Predicting and Detecting Symmetries in FOL Finite Model Search

Symmetries abound in logically formulated problems where many axioms are universally quantified, as this is the case in equational theories. Two complementary approaches have been used so far to dynamically tackle those symmetries: prediction and detection. The best-known predictive symmetry elimination method is the least number heuristic (lnh). A more recent predictive method, the extended least number heuristic (xlnh), focuses first on the enumeration of a bijection in the problem and easily exploits in the sequel the remaining isomorphisms. On the other hand, dynamic symmetry detection is costly in the general case (the problem is Graph Iso complete) but allows one to exploit more symmetries, and efficient (polytime) yet incomplete detection algorithms can be used on each node.
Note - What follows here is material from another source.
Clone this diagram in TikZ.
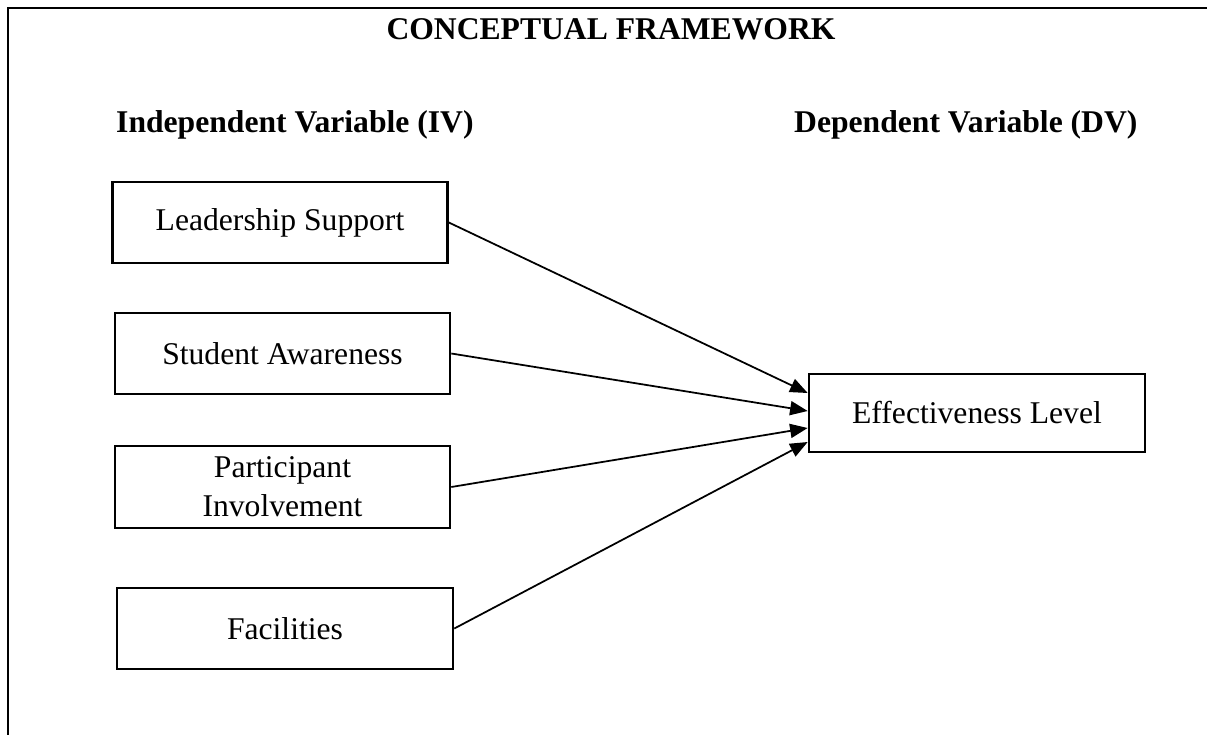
\documentclass[tikz,border=0pt]{standalone}
\usepackage{fontspec}
\setmainfont{Liberation Serif}
\usepackage{tikz}
\usetikzlibrary{arrows.meta}

\begin{document}
\begin{tikzpicture}[font=\fontsize{18}{22}\selectfont,
  varbox/.style={draw, line width=1.5pt, minimum width=6.7cm, minimum height=1.62cm, align=center},
  heading/.style={font=\fontsize{18}{22}\selectfont\bfseries},
  link/.style={line width=1pt, -{Triangle[length=10pt,width=8pt]}}]
\useasboundingbox (0,0) rectangle (24.14,-14.7);
\draw[line width=1.6pt] (24.14,-0.16) -- (0.16,-0.16) -- (0.16,-14.7) ;
\node[heading, anchor=base] (title) at (12.22,-0.8) {CONCEPTUAL FRAMEWORK} ;
\node[heading, anchor=base west] (iv) at (2.2,-2.66) {Independent Variable (IV)} ;
\node[heading, anchor=base west] (dv) at (15.76,-2.66) {Dependent Variable (DV)} ;
\node[varbox] (lead) at (5.6,-4.45) {Leadership Support} ;
\node[varbox] (aware) at (5.65,-7.07) {Student Awareness} ;
\node[varbox, minimum height=1.64cm] (partic) at (5.65,-9.74) {Participant\\Involvement} ;
\node[varbox, minimum width=6.72cm] (facil) at (5.7,-12.57) {Facilities} ;
\node[varbox, minimum width=6.72cm, minimum height=1.56cm] (effect) at (19.54,-8.26) {Effectiveness Level} ;
\draw[link] (lead.east) -- ([yshift=0.4cm]effect.west) ;
\draw[link] (aware.east) -- ([yshift=0.04cm]effect.west) ;
\draw[link] (partic.east) -- ([yshift=-0.3cm]effect.west) ;
\draw[link] (facil.east) -- ([yshift=-0.58cm]effect.west) ;
\end{tikzpicture}
\end{document}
This paper presents a generalization of xlnh that focuses on the enumeration of a unary function that does not require the function to be bijective, a general notion of symmetry for finite-model search in first-order logic together with an efficient symmetry detection algorithm, and a function-ordering heuristic that exploits the inherent structure of first-order logic theories to improve the search when using function-centric methods. A comprehensive study of the compared efficiency of all methods, in isolation and in combination, demonstrates the acceleration that can be expected in all cases. These ideas are implemented by using the known system SEM as an experimentation framework, to allow for accurate comparisons.